Journal de l'année Édition 1977 1977Éd. 1977

On peut joindre à ces livres Poésie journal de Jean Cayrol, essai d'union entre le journal intime d'un poète et le journal qui nous tient au courant de l'actualité, ou Les années profondes de José Cabanis, journal d'adolescence pendant l'occupation relu et annoté par l'homme d'aujourd'hui. Marcel Jouhandeau continue son Journalier. Michel Tournier, qui avait essayé l'an dernier de rendre au roman les lettres de noblesse du mythe et avait surtout attiré l'attention par un cynisme tranquille dans son amoralité, publie avec Le vent Paraclet un livre de souvenirs et de réflexions sur son passé, qui voudrait sans doute faire penser au Poésie et vérité de Gœthe. Par une série de tranches de vie, de souvenirs de modestes mais fervents voyages, Marcel Arland dans Avons-nous vécu ? cherche à reconstituer son itinéraire intérieur, ou mieux ce chemin que nous faisons dans la vie et que la vie nous fait faire. Patrick Modiano, beaucoup plus jeune, et qui est du petit nombre des meilleurs écrivains dans la trentaine, publie de même un Livret de famille où il raconte une jeunesse chargée de péripéties, mais où il se livre surtout à une chasse aux ombres presque angoissée. La prose de Marcel Arland est savoureuse et mélodieuse, celle de Patrick Modiano plus brève et plus sèche, mais non moins puissante pour nous faire voyager vers le passé.

Vécu-rêvé

En dehors de ces livres de souvenirs qui se donnent pour tels, qui ne disent pas toute la vérité, mais ne disent que la vérité, on voit aussi se développer ce que l'on appelle parfois « le mentir vrai », c'est-à-dire des livres de souvenirs qui dérivent peu à peu vers le mensonge, soit par pudeur, soit pour d'autres raisons. On pourrait prendre pour exemples, cette année, aussi bien Les vivants et leur ombre de Jacques de Lacretelle que La fantaisie du voyageur de François-Régis Bastide. De son propre aveu, le vieil académicien a puisé une partie de cet ouvrage dans ses souvenirs d'enfance et il évoque des personnages et des milieux que Marcel Proust a déjà utilisés ; le reste du volume est une sorte de développement imaginaire qui reste sans doute dans la ligne du possible, de ce qui pouvait arriver à certains. François-Régis Bastide, de son côté, semble vouloir continuer sans danger un roman autobiographique publié il y a quelques années ; il efface donc la frontière entre ce qui a été vécu et ce qui a été rêvé, comme dans le récit s'efface la frontière entre la France et la Sarre au lendemain de la guerre. Livre baigné de musique schubertienne et schumannienne, mais plus encore de cette musique qu'une jeunesse libre et amoureuse dépose dans le cœur.
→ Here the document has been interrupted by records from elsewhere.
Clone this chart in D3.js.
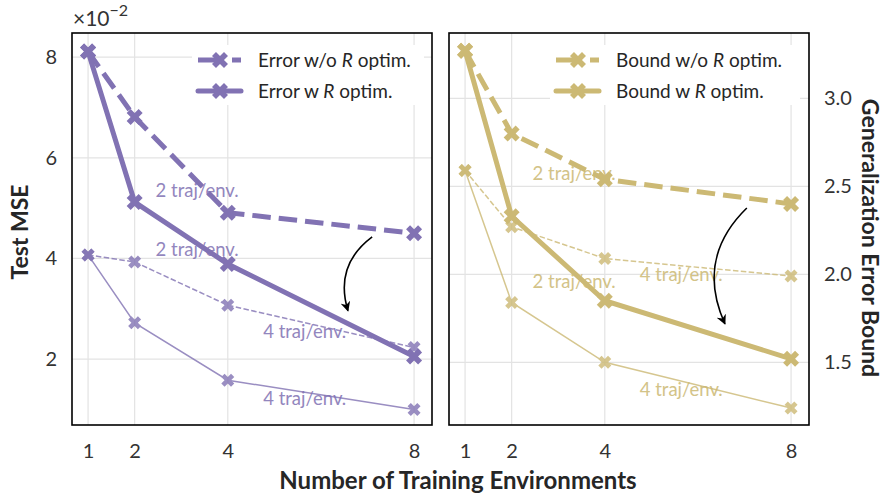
<!DOCTYPE html>
<html>
<head>
<meta charset="utf-8">
<script src="https://cdn.jsdelivr.net/npm/d3@7"></script>
<style>
  body { margin: 0; background: #fff; }
  svg { font-family: Lato, "Noto Sans", sans-serif; }
</style>
</head>
<body>
<div id="chart"></div>
<script>
// Data
const envs = [1, 2, 4, 8];
const xTicks = [1, 2, 4, 8];

// Test MSE, in units of 1e-2
const errNoR2 = [8.11, 6.81, 4.91, 4.5];
const errR2 = [8.11, 5.12, 3.89, 2.05];
const errNoR4 = [4.07, 3.93, 3.07, 2.23];
const errR4 = [4.07, 2.72, 1.58, 1.0];
const errTicks = [2, 4, 6, 8];

// Generalization error bound
const boundNoR2 = [3.27, 2.8, 2.54, 2.4];
const boundR2 = [3.27, 2.33, 1.85, 1.52];
const boundNoR4 = [2.59, 2.27, 2.09, 1.99];
const boundR4 = [2.59, 1.84, 1.5, 1.24];
const boundTicks = [1.5, 2.0, 2.5, 3.0];

const legendLeft = ["Error w/o ", "Error w "];
const legendRight = ["Bound w/o ", "Bound w "];
const annotLabels = ["2 traj/env.", "2 traj/env.", "4 traj/env.", "4 traj/env."];
// annotation anchors [x, y] in data units
const errAnnot = [[2.45, 5.22], [2.45, 4.05], [4.76, 2.41], [4.76, 1.085]];
const boundAnnot = [[2.45, 2.536], [2.45, 1.924], [4.75, 1.964], [4.75, 1.31]];
// arrows: [x0, y0, x1, y1] in data units
const errArrow = [7.1, 4.43, 6.58, 2.96];
const boundArrow = [7.05, 2.377, 6.58, 1.718];

function draw() {
  const dimensions = {
    width: 886,
    height: 503,
    top: 33,
    bottom: 425,
    panelWidth: 360,
    leftX: 72,
    rightX: 449,
  };

  const purple = "#8172B3";
  const gold = "#CCB974";

  const svg = d3
    .select("#chart")
    .append("svg")
    .attr("width", dimensions.width)
    .attr("height", dimensions.height);

  const defs = svg.append("defs");
  defs
    .append("marker")
    .attr("id", "arrowhead")
    .attr("viewBox", "0 0 10 10")
    .attr("refX", 9)
    .attr("refY", 5)
    .attr("markerWidth", 10)
    .attr("markerHeight", 10)
    .attr("markerUnits", "userSpaceOnUse")
    .attr("orient", "auto")
    .append("path")
    .attr("d", "M0,0 L10,5 L0,10 L3,5 Z")
    .attr("fill", "#000");

  const xDomain = [0.655, 8.385];

  function panel(opts) {
    const x0 = opts.x;
    const ctr = svg.append("g");

    const xScale = d3
      .scaleLinear()
      .domain(xDomain)
      .range([x0, x0 + dimensions.panelWidth]);
    const yScale = d3
      .scaleLinear()
      .domain(opts.yDomain)
      .range([dimensions.bottom, dimensions.top]);

    // grid
    ctr
      .selectAll(".vgrid")
      .data(xTicks)
      .join("line")
      .attr("x1", (d) => xScale(d))
      .attr("x2", (d) => xScale(d))
      .attr("y1", dimensions.top)
      .attr("y2", dimensions.bottom)
      .attr("stroke", "#e3e3e3")
      .attr("stroke-width", 1.2);
    ctr
      .selectAll(".hgrid")
      .data(opts.yTicks)
      .join("line")
      .attr("x1", x0)
      .attr("x2", x0 + dimensions.panelWidth)
      .attr("y1", (d) => yScale(d))
      .attr("y2", (d) => yScale(d))
      .attr("stroke", "#e3e3e3")
      .attr("stroke-width", 1.2);

    // axes (labels only, no tick marks)
    const xAxis = d3.axisBottom(xScale).tickValues(xTicks).tickSize(0).tickPadding(19);
    ctr
      .append("g")
      .attr("transform", `translate(0, ${dimensions.bottom})`)
      .call(xAxis)
      .call((g) => g.select(".domain").remove())
      .selectAll("text")
      .attr("font-size", 20)
      .attr("fill", "#333")
      .attr("font-family", "Lato, sans-serif");

    const yAxis = (opts.axisRight ? d3.axisRight(yScale) : d3.axisLeft(yScale))
      .tickValues(opts.yTicks)
      .tickFormat(opts.tickFormat)
      .tickSize(0)
      .tickPadding(15);
    ctr
      .append("g")
      .attr(
        "transform",
        `translate(${opts.axisRight ? x0 + dimensions.panelWidth : x0}, 0)`
      )
      .call(yAxis)
      .call((g) => g.select(".domain").remove())
      .selectAll("text")
      .attr("font-size", 20)
      .attr("fill", "#333")
      .attr("font-family", "Lato, sans-serif");

    const line = d3
      .line()
      .x((d, i) => xScale(envs[i]))
      .y((d) => yScale(d));

    const xMark = d3.symbol().type(d3.symbolCross);

    function series(values, color, width, dash, size, opacity) {
      const g = ctr.append("g").attr("opacity", opacity);
      g.append("path")
        .datum(values)
        .attr("d", line)
        .attr("fill", "none")
        .attr("stroke", color)
        .attr("stroke-width", width)
        .attr("stroke-dasharray", dash);
      g.selectAll("path.mk")
        .data(values)
        .join("path")
        .attr("class", "mk")
        .attr("d", xMark.size(size))
        .attr("fill", color)
        .attr(
          "transform",
          (d, i) => `translate(${xScale(envs[i])}, ${yScale(d)}) rotate(45)`
        );
    }

    // annotations
    ctr
      .selectAll(".annot")
      .data(opts.annot)
      .join("text")
      .attr("x", (d) => xScale(d[0]))
      .attr("y", (d) => yScale(d[1]))
      .attr("font-size", 18.5)
      .attr("fill", opts.color)
      .attr("opacity", 0.85)
      .text((d, i) => annotLabels[i]);

    series(opts.thin[0], opts.color, 1.5, "5.5,2.4", 105, 0.8);
    series(opts.thin[1], opts.color, 1.5, null, 105, 0.8);
    series(opts.thick[0], opts.color, 5, "18.5,8", 160, 1);
    series(opts.thick[1], opts.color, 5, null, 160, 1);

    // curved arrow
    const a = opts.arrow;
    const p0 = [xScale(a[0]), yScale(a[1])];
    const p1 = [xScale(a[2]), yScale(a[3])];
    const mx = (p0[0] + p1[0]) / 2;
    const my = (p0[1] + p1[1]) / 2;
    const dx = p1[0] - p0[0];
    const dy = p1[1] - p0[1];
    const rad = 0.35;
    const cx = mx - rad * dy;
    const cy = my + rad * dx;
    ctr
      .append("path")
      .attr("d", `M${p0[0]},${p0[1]} Q${cx},${cy} ${p1[0]},${p1[1]}`)
      .attr("fill", "none")
      .attr("stroke", "#000")
      .attr("stroke-width", 1.6)
      .attr("marker-end", "url(#arrowhead)");

    // legend
    const lg = ctr.append("g");
    const lx = x0 + opts.legendX;
    lg.append("rect")
      .attr("x", lx - 6)
      .attr("y", 45)
      .attr("width", opts.legendW)
      .attr("height", 60)
      .attr("fill", "#fff");
    [0, 1].forEach((k) => {
      const ly = 60 + k * 31;
      const dash = k === 0 ? "25,9" : null;
      lg.append("line")
        .attr("x1", lx)
        .attr("x2", lx + 43)
        .attr("y1", ly)
        .attr("y2", ly)
        .attr("stroke", opts.color)
        .attr("stroke-width", 5)
        .attr("stroke-linecap", k === 0 ? "butt" : "round")
        .attr("stroke-dasharray", dash);
      lg.append("path")
        .attr("d", xMark.size(160))
        .attr("fill", opts.color)
        .attr("transform", `translate(${lx + 22}, ${ly}) rotate(45)`);
      const t = lg
        .append("text")
        .attr("x", lx + 60)
        .attr("y", ly + 6.5)
        .attr("font-size", 19)
        .attr("fill", "#262626")
        .text(opts.legend[k]);
      t.append("tspan").attr("font-style", "italic").text("R");
      t.append("tspan").text(" optim.");
    });

    // frame
    ctr
      .append("rect")
      .attr("x", x0)
      .attr("y", dimensions.top)
      .attr("width", dimensions.panelWidth)
      .attr("height", dimensions.bottom - dimensions.top)
      .attr("fill", "none")
      .attr("stroke", "#000")
      .attr("stroke-width", 1.6);
  }

  panel({
    x: dimensions.leftX,
    yDomain: [0.69, 8.48],
    yTicks: errTicks,
    tickFormat: d3.format("d"),
    axisRight: false,
    color: purple,
    thin: [errNoR4, errR4],
    thick: [errNoR2, errR2],
    annot: errAnnot,
    arrow: errArrow,
    legend: legendLeft,
    legendX: 126,
    legendW: 232,
  });

  panel({
    x: dimensions.rightX,
    yDomain: [1.144, 3.371],
    yTicks: boundTicks,
    tickFormat: d3.format(".1f"),
    axisRight: true,
    color: gold,
    thin: [boundNoR4, boundR4],
    thick: [boundNoR2, boundR2],
    annot: boundAnnot,
    arrow: boundArrow,
    legend: legendRight,
    legendX: 107,
    legendW: 250,
  });

  // axis titles
  svg
    .append("text")
    .attr("x", 458)
    .attr("y", 489)
    .attr("text-anchor", "middle")
    .attr("font-size", 24)
    .attr("font-weight", "bold")
    .attr("fill", "#262626")
    .text("Number of Training Environments");

  svg
    .append("text")
    .attr("transform", "translate(28, 232) rotate(-90)")
    .attr("text-anchor", "middle")
    .attr("font-size", 23)
    .attr("font-weight", "bold")
    .attr("fill", "#262626")
    .text("Test MSE");

  svg
    .append("text")
    .attr("transform", "translate(862, 238) rotate(90)")
    .attr("text-anchor", "middle")
    .attr("font-size", 23)
    .attr("font-weight", "bold")
    .attr("fill", "#262626")
    .text("Generalization Error Bound");

  // offset text
  const off = svg
    .append("text")
    .attr("x", 73)
    .attr("y", 26)
    .attr("font-size", 21)
    .attr("fill", "#333")
    .text("×10");
  off.append("tspan").attr("dy", -10).attr("font-size", 16).text("−2");
}

draw();
</script>
</body>
</html>
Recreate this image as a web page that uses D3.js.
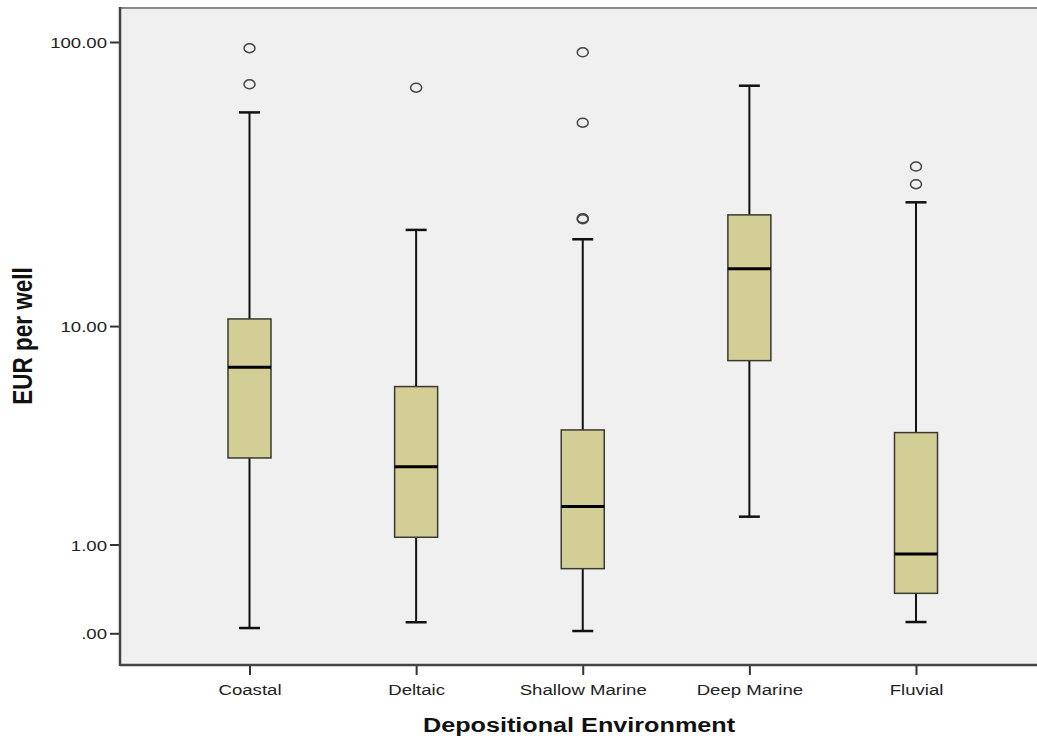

Nous franchissons la frontière nous aussi entre la littérature de la mémoire et celle de l'imagination. Mais nous devons encore traverser une zone où le roman reste tributaire du témoignage. Parmi les ouvrages distingués par de grands prix littéraires à la fin de 1976, personne ne considérera sans doute que Le trajet de Marie-Louise Haumont fait la part trop belle à « la folle du logis », puisqu'il s'agit d'une sorte d'enregistrement platement phonographique des conversations tenues au cours d'un trajet en autocar et de propos de bureau. Mais même L'amour les yeux fermés de Michel Henry, qui se passe dans une ville imaginaire que l'on ne peut identifier ni même toujours situer d'une façon précise dans le temps, est une œuvre de transposition plus que d'imagination pure. Il s'agit d'une révolte des étudiants, puis du peuple docilement manœuvré, qui fait penser aux événements de mai 1968. Reste un roman qui peut avoir une valeur de réflexion sinon d'avertissement. Patrick Grainville, qui est de la même génération que Patrick Modiano, nous transporte lui aussi avec Les flamboyants dans un pays qui n'est pas repérable sur la carte d'Afrique, mais a des ressemblances évidentes avec un pays réel. L'auteur est un bon écrivain, baroque, abondant, surabondant au point que l'accumulation finit par donner l'impression du compact plus que du flamboiement. Ce tableau d'un État gouverné par un roi dément, sanguinaire, hors du jeu de notre civilisation, mais peut-être pas hors de celui dicté par le sang et la terre de son peuple qui pourrit dans les bidonvilles et supporte le faste des palais royaux, s'inspire d'une situation réelle et contient, comme le roman de Michel Henry, une parabole sur les rapports de la politique et de la culture.